» **EXERCISE BRIEF**
Only the lines from the start of the data below through the line that contains "const seriesNames = ['白砂', '中町', '平場', '白羽小', '地頭方小'];" are to be copied, exactly and without pictures.

※ ※ ※

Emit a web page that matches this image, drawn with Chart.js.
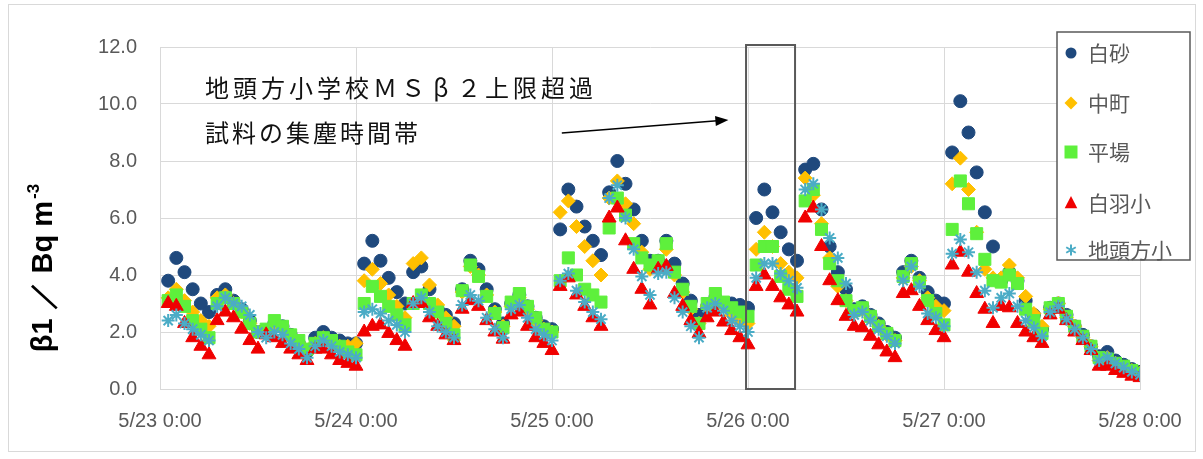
<!DOCTYPE html>
<html>
<head>
<meta charset="utf-8">
<script src="https://cdn.jsdelivr.net/npm/chart.js@4.4.0/dist/chart.umd.min.js"></script>
<style>
  html, body { margin: 0; padding: 0; background: #fff; }
  #wrap { position: relative; width: 1203px; height: 459px; }
</style>
</head>
<body>
<div id="wrap"><canvas id="chart"></canvas></div>
<script>
// x axis: hours since 5/23 0:00, one sample per hour (1..120)
const xTickLabels = ['5/23 0:00', '5/24 0:00', '5/25 0:00', '5/26 0:00', '5/27 0:00', '5/28 0:00'];
const seriesNames = ['白砂', '中町', '平場', '白羽小', '地頭方小'];

// values, one row = 6 hours
const shirasuna = [
  3.8, 4.6, 4.1, 3.5, 3.0, 2.7,   3.3, 3.5, 3.1, 2.8, 2.4, 2.0,
  2.0, 2.3, 2.2, 1.9, 1.6, 1.3,   1.8, 2.0, 1.8, 1.7, 1.6, 1.6,
  4.4, 5.2, 4.5, 3.9, 3.4, 3.0,   4.1, 4.3, 3.5, 2.8, 2.6, 2.3,
  3.5, 4.5, 4.2, 3.5, 2.8, 2.3,   3.0, 3.3, 2.9, 2.5, 2.2, 2.1,
  5.6, 7.0, 6.4, 5.7, 5.2, 4.7,   6.9, 8.0, 7.2, 6.3, 5.2, 4.5,
  4.5, 5.2, 4.4, 3.7, 3.1, 2.6,   2.9, 3.2, 3.0, 3.0, 2.95, 2.85,
  6.0, 7.0, 6.2, 5.5, 4.9, 4.5,   7.7, 7.9, 6.3, 5.0, 4.1, 3.5,
  2.8, 2.9, 2.6, 2.3, 2.0, 1.8,   4.1, 4.5, 3.9, 3.4, 3.1, 3.0,
  8.3, 10.1, 9.0, 7.6, 6.2, 5.0,  3.8, 4.1, 3.8, 3.1, 2.6, 2.1,
  2.85, 3.0, 2.6, 2.2, 1.9, 1.5,  1.15, 1.3, 1.0, 0.85, 0.7, 0.6
];
const nakacho = [
  3.2, 3.5, 3.1, 2.7, 2.4, 2.2,   3.2, 3.3, 3.0, 2.7, 2.3, 2.0,
  2.0, 2.2, 2.1, 1.8, 1.6, 1.3,   1.6, 1.8, 1.6, 1.5, 1.5, 1.6,
  3.8, 4.2, 3.7, 3.3, 2.9, 2.5,   4.4, 4.6, 3.65, 2.95, 2.5, 2.2,
  3.4, 4.3, 4.0, 3.3, 2.7, 2.2,   2.9, 3.2, 2.8, 2.4, 2.1, 2.0,
  6.2, 6.6, 5.7, 5.0, 4.5, 4.0,   6.7, 7.3, 6.5, 5.8, 4.8, 4.2,
  4.3, 4.9, 4.0, 3.4, 2.8, 2.3,   2.9, 3.1, 2.9, 2.6, 2.4, 2.3,
  4.9, 5.5, 5.0, 4.4, 4.1, 3.9,   7.4, 6.8, 5.8, 4.6, 3.6, 3.1,
  2.7, 2.8, 2.5, 2.2, 1.9, 1.7,   3.9, 4.3, 3.8, 3.2, 2.9, 2.75,
  7.2, 8.1, 7.0, 5.5, 4.2, 3.9,   3.9, 4.35, 3.9, 3.25, 2.65, 2.2,
  2.8, 3.0, 2.5, 2.2, 1.8, 1.5,   1.0, 1.1, 0.9, 0.75, 0.65, 0.55
];
const hiraba = [
  3.1, 3.3, 2.9, 2.4, 2.1, 1.8,   3.0, 3.2, 3.0, 2.7, 2.3, 2.0,
  2.1, 2.4, 2.2, 1.9, 1.7, 1.4,   1.6, 1.8, 1.7, 1.5, 1.3, 1.2,
  3.0, 3.6, 3.25, 2.9, 2.6, 2.25, 3.0, 3.3, 3.0, 2.7, 2.3, 1.9,
  3.45, 4.35, 3.95, 3.25, 2.65, 2.15, 3.05, 3.35, 2.9, 2.5, 2.1, 2.0,
  3.8, 4.6, 4.0, 3.5, 3.3, 3.05,  5.65, 6.7, 6.1, 5.1, 4.6, 4.35,
  4.5, 5.1, 4.1, 3.5, 2.9, 2.3,   3.0, 3.35, 3.05, 2.85, 2.7, 2.55,
  4.35, 5.0, 5.0, 3.95, 3.5, 3.25, 6.6, 7.0, 5.6, 4.4, 3.8, 3.1,
  2.75, 2.85, 2.55, 2.2, 1.95, 1.7, 3.95, 4.4, 3.75, 3.1, 2.65, 2.25,
  5.6, 7.3, 6.5, 5.45, 4.55, 3.8, 3.75, 4.0, 3.7, 2.8, 2.4, 1.95,
  2.85, 3.0, 2.55, 2.2, 1.85, 1.5, 1.1, 1.05, 0.9, 0.8, 0.65, 0.55
];
const shirahasho = [
  3.0, 2.9, 2.3, 1.8, 1.5, 1.2,   2.4, 2.7, 2.5, 2.1, 1.7, 1.4,
  1.9, 1.8, 1.6, 1.4, 1.2, 1.0,   1.4, 1.4, 1.2, 1.0, 0.9, 0.8,
  2.0, 2.2, 2.25, 1.95, 1.7, 1.5, 3.0, 3.0, 2.5, 2.2, 1.9, 1.7,
  2.8, 3.1, 2.9, 2.4, 2.0, 1.75, 2.6, 2.7, 2.2, 1.8, 1.6, 1.35,
  3.6, 3.9, 3.3, 2.9, 2.5, 2.2,   6.0, 6.35, 5.2, 4.2, 3.5, 2.95,
  4.2, 4.3, 3.35, 2.9, 2.4, 1.95, 2.5, 2.7, 2.35, 2.05, 1.8, 1.55,
  3.6, 4.0, 3.6, 3.2, 2.95, 2.7,  6.0, 6.35, 5.0, 3.8, 3.1, 2.55,
  2.2, 2.15, 1.85, 1.55, 1.3, 1.1, 3.35, 3.45, 2.9, 2.4, 2.05, 1.8,
  4.35, 4.8, 4.1, 3.35, 2.8, 2.3, 2.9, 2.85, 2.3, 2.0, 1.8, 1.6,
  2.6, 2.8, 2.4, 2.0, 1.7, 1.35,  0.8, 0.8, 0.65, 0.55, 0.45, 0.4
];
const jitogatasho = [
  2.4, 2.6, 2.3, 2.1, 1.9, 1.7,   2.9, 3.2, 3.0, 2.9, 2.6, 2.0,
  1.8, 2.0, 1.9, 1.6, 1.4, 1.1,   1.5, 1.7, 1.5, 1.3, 1.2, 1.1,
  2.7, 2.8, 2.65, 2.4, 2.25, 2.0, 3.0, 3.2, 2.7, 2.2, 2.0, 1.8,
  2.95, 3.3, 3.1, 2.5, 2.1, 1.8,  2.8, 2.95, 2.5, 2.1, 1.9, 1.7,
  3.8, 4.05, 3.45, 3.05, 2.7, 2.45, 6.7, 7.15, 6.0, 4.9, 3.95, 3.3,
  4.05, 4.1, 3.2, 2.7, 2.2, 1.8,  2.85, 3.0, 2.75, 2.4, 2.2, 2.0,
  3.9, 4.4, 4.4, 4.05, 3.8, 3.55, 7.0, 7.2, 6.3, 5.3, 4.6, 3.7,
  2.6, 2.7, 2.4, 2.1, 1.85, 1.6,  3.8, 4.3, 3.6, 2.65, 2.5, 2.2,
  4.75, 5.25, 4.8, 4.1, 3.45, 2.85, 3.2, 3.35, 2.9, 2.4, 2.15, 1.85,
  2.7, 2.9, 2.45, 2.1, 1.8, 1.4,  1.0, 1.1, 0.9, 0.75, 0.6, 0.5
];

// annotation: box around the sampling period, in axis units
const boxRange = [71.76, 77.76];
const noteLines = ['地頭方小学校ＭＳβ２上限超過', '試料の集塵時間帯'];

const styles = [
  { color: '#1F497D', shape: 'circle', r: 6.5 },
  { color: '#FFC000', shape: 'rectRot', r: 7 },
  { color: '#5EF03C', shape: 'rect', r: 8.5 },
  { color: '#F00000', shape: 'triangle', r: 8 },
  { color: '#4BACC6', shape: 'star', r: 6.5 },
];
const allSeries = [shirasuna, nakacho, hiraba, shirahasho, jitogatasho];

const toPoints = (arr) => arr.map((v, i) => ({ x: i + 1, y: v }));

// draw a legend marker by hand
function drawMarker(ctx, shape, x, y, r, color) {
  ctx.save();
  ctx.fillStyle = color;
  ctx.strokeStyle = color;
  ctx.beginPath();
  if (shape === 'circle') {
    ctx.arc(x, y, r, 0, Math.PI * 2);
    ctx.fill();
  } else if (shape === 'rectRot') {
    ctx.moveTo(x, y - r); ctx.lineTo(x + r, y); ctx.lineTo(x, y + r); ctx.lineTo(x - r, y);
    ctx.closePath(); ctx.fill();
  } else if (shape === 'rect') {
    ctx.rect(x - r, y - r, 2 * r, 2 * r);
    ctx.fill();
  } else if (shape === 'triangle') {
    ctx.moveTo(x, y - r); ctx.lineTo(x + r * 0.9, y + r * 0.75); ctx.lineTo(x - r * 0.9, y + r * 0.75);
    ctx.closePath(); ctx.fill();
  } else {
    ctx.lineWidth = 2;
    for (let a = 0; a < 3; a++) {
      const ang = Math.PI / 2 + a * Math.PI / 3;
      ctx.moveTo(x - Math.cos(ang) * r, y - Math.sin(ang) * r);
      ctx.lineTo(x + Math.cos(ang) * r, y + Math.sin(ang) * r);
    }
    ctx.stroke();
  }
  ctx.restore();
}

// text in fixed-width cells, each char centred (letterSpacing isn't reliable)
function spacedText(ctx, text, x, y, step) {
  ctx.textAlign = 'center';
  [...text].forEach((ch, i) => ctx.fillText(ch, x + i * step + 12, y));
  ctx.textAlign = 'left';
}

const overlay = {
  id: 'overlay',
  beforeDraw(chart) {
    const ctx = chart.ctx;
    ctx.save();
    ctx.strokeStyle = '#d9d9d9';
    ctx.lineWidth = 1;
    ctx.strokeRect(8.5, 4.5, 1187, 447);
    ctx.restore();
  },
  afterDraw(chart) {
    const { ctx, scales: { x, y } } = chart;
    ctx.save();

    // y axis title
    ctx.translate(44, 268);
    ctx.rotate(-Math.PI / 2);
    ctx.fillStyle = '#000';
    ctx.textBaseline = 'middle';
    ctx.textAlign = 'left';
    const bigFont = 'bold 29px "Liberation Sans", Arial, sans-serif';
    const supFont = 'bold 17px "Liberation Sans", Arial, sans-serif';
    const parts = ['β1', '／', 'Bq m'];
    ctx.font = bigFont;
    const widths = parts.map((p) => ctx.measureText(p).width);
    ctx.font = supFont;
    const wSup = ctx.measureText('-3').width;
    const gap = 8;
    const total = widths.reduce((a, b) => a + b, 0) + gap * 2 + wSup + 2;
    let cx = -total / 2;
    ctx.font = bigFont;
    parts.forEach((p, i) => {
      ctx.fillText(p, cx, 0);
      cx += widths[i] + (i < 2 ? gap : 0);
    });
    ctx.font = supFont;
    ctx.fillText('-3', cx + 2, -10);
    ctx.restore();

    // highlight box
    ctx.save();
    const bx1 = x.getPixelForValue(boxRange[0]);
    const bx2 = x.getPixelForValue(boxRange[1]);
    const by1 = y.getPixelForValue(12.07);
    const by2 = y.getPixelForValue(0);
    ctx.strokeStyle = '#595959';
    ctx.lineWidth = 2;
    ctx.strokeRect(bx1, by1, bx2 - bx1, by2 - by1);

    // note text
    ctx.fillStyle = '#111';
    ctx.textBaseline = 'middle';
    ctx.font = '24px "Noto Sans CJK JP", sans-serif';
    spacedText(ctx, noteLines[0], x.getPixelForValue(5.5), y.getPixelForValue(10.56), 28);
    spacedText(ctx, noteLines[1], x.getPixelForValue(5.5), y.getPixelForValue(8.98), 27);

    // arrow
    const ax1 = x.getPixelForValue(49.2), ay1 = y.getPixelForValue(8.98);
    const ax2 = x.getPixelForValue(69.6), ay2 = y.getPixelForValue(9.44);
    const ang = Math.atan2(ay2 - ay1, ax2 - ax1);
    ctx.strokeStyle = '#000';
    ctx.lineWidth = 1.5;
    ctx.beginPath();
    ctx.moveTo(ax1, ay1);
    ctx.lineTo(ax2 - Math.cos(ang) * 8, ay2 - Math.sin(ang) * 8);
    ctx.stroke();
    ctx.fillStyle = '#000';
    ctx.beginPath();
    ctx.moveTo(ax2, ay2);
    ctx.lineTo(ax2 - Math.cos(ang) * 13 + Math.sin(ang) * 5, ay2 - Math.sin(ang) * 13 - Math.cos(ang) * 5);
    ctx.lineTo(ax2 - Math.cos(ang) * 13 - Math.sin(ang) * 5, ay2 - Math.sin(ang) * 13 + Math.cos(ang) * 5);
    ctx.closePath();
    ctx.fill();

    // legend box
    ctx.fillStyle = '#fff';
    ctx.fillRect(1057, 32, 133, 228);
    ctx.strokeStyle = '#595959';
    ctx.lineWidth = 1.5;
    ctx.strokeRect(1057, 32, 133, 228);
    const rows = [53, 103, 152, 203, 250];
    const legendR = [5.5, 6.5, 6.5, 7, 5.5];
    ctx.font = '21px "Noto Sans CJK JP", sans-serif';
    ctx.textBaseline = 'middle';
    ctx.textAlign = 'left';
    seriesNames.forEach((name, i) => {
      drawMarker(ctx, styles[i].shape, 1071, rows[i], legendR[i], styles[i].color);
      ctx.fillStyle = '#595959';
      ctx.fillText(name, 1088, rows[i]);
    });
    ctx.restore();
  },
};

new Chart(document.getElementById('chart'), {
  type: 'scatter',
  data: {
    datasets: allSeries.map((arr, i) => ({
      label: seriesNames[i],
      data: toPoints(arr),
      pointStyle: styles[i].shape,
      pointRadius: styles[i].r,
      backgroundColor: styles[i].color,
      borderColor: styles[i].color,
      borderWidth: styles[i].shape === 'star' ? 2 : 1,
      order: 5 - i,
    })),
  },
  options: {
    responsive: true,
    maintainAspectRatio: false,
    animation: false,
    events: [],
    layout: { padding: { top: 47, right: 63, left: 0, bottom: 0 } },
    plugins: {
      legend: { display: false },
      tooltip: { enabled: false },
    },
    scales: {
      x: {
        type: 'linear',
        min: 0,
        max: 120,
        afterBuildTicks: (s) => { s.ticks = xTickLabels.map((_, i) => ({ value: i * 24 })); },
        afterFit: (s) => { s.height = 70; },
        ticks: {
          callback: (v) => xTickLabels[Math.round(v / 24)],
          color: '#595959',
          padding: 20,
          maxRotation: 0,
          font: { size: 20, family: '"Liberation Sans", Arial, sans-serif' },
        },
        grid: { color: '#d9d9d9', drawTicks: false },
        border: { color: '#d9d9d9' },
      },
      y: {
        min: 0,
        max: 12,
        afterFit: (s) => { s.width = 160; },
        ticks: {
          stepSize: 2,
          callback: (v) => v.toFixed(1),
          color: '#595959',
          padding: 23,
          font: { size: 20, family: '"Liberation Sans", Arial, sans-serif' },
        },
        grid: { color: '#d9d9d9', drawTicks: false },
        border: { color: '#d9d9d9' },
      },
    },
  },
  plugins: [overlay],
});
</script>
</body>
</html>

※ ※ ※

» **OUTPUT OF THE EXERCISE**
Emit a web page that matches this image, drawn with Chart.js.
<!DOCTYPE html>
<html>
<head>
<meta charset="utf-8">
<script src="https://cdn.jsdelivr.net/npm/chart.js@4.4.0/dist/chart.umd.min.js"></script>
<style>
  html, body { margin: 0; padding: 0; background: #fff; }
  #wrap { position: relative; width: 1203px; height: 459px; }
</style>
</head>
<body>
<div id="wrap"><canvas id="chart"></canvas></div>
<script>
// x axis: hours since 5/23 0:00, one sample per hour (1..120)
const xTickLabels = ['5/23 0:00', '5/24 0:00', '5/25 0:00', '5/26 0:00', '5/27 0:00', '5/28 0:00'];
const seriesNames = ['白砂', '中町', '平場', '白羽小', '地頭方小'];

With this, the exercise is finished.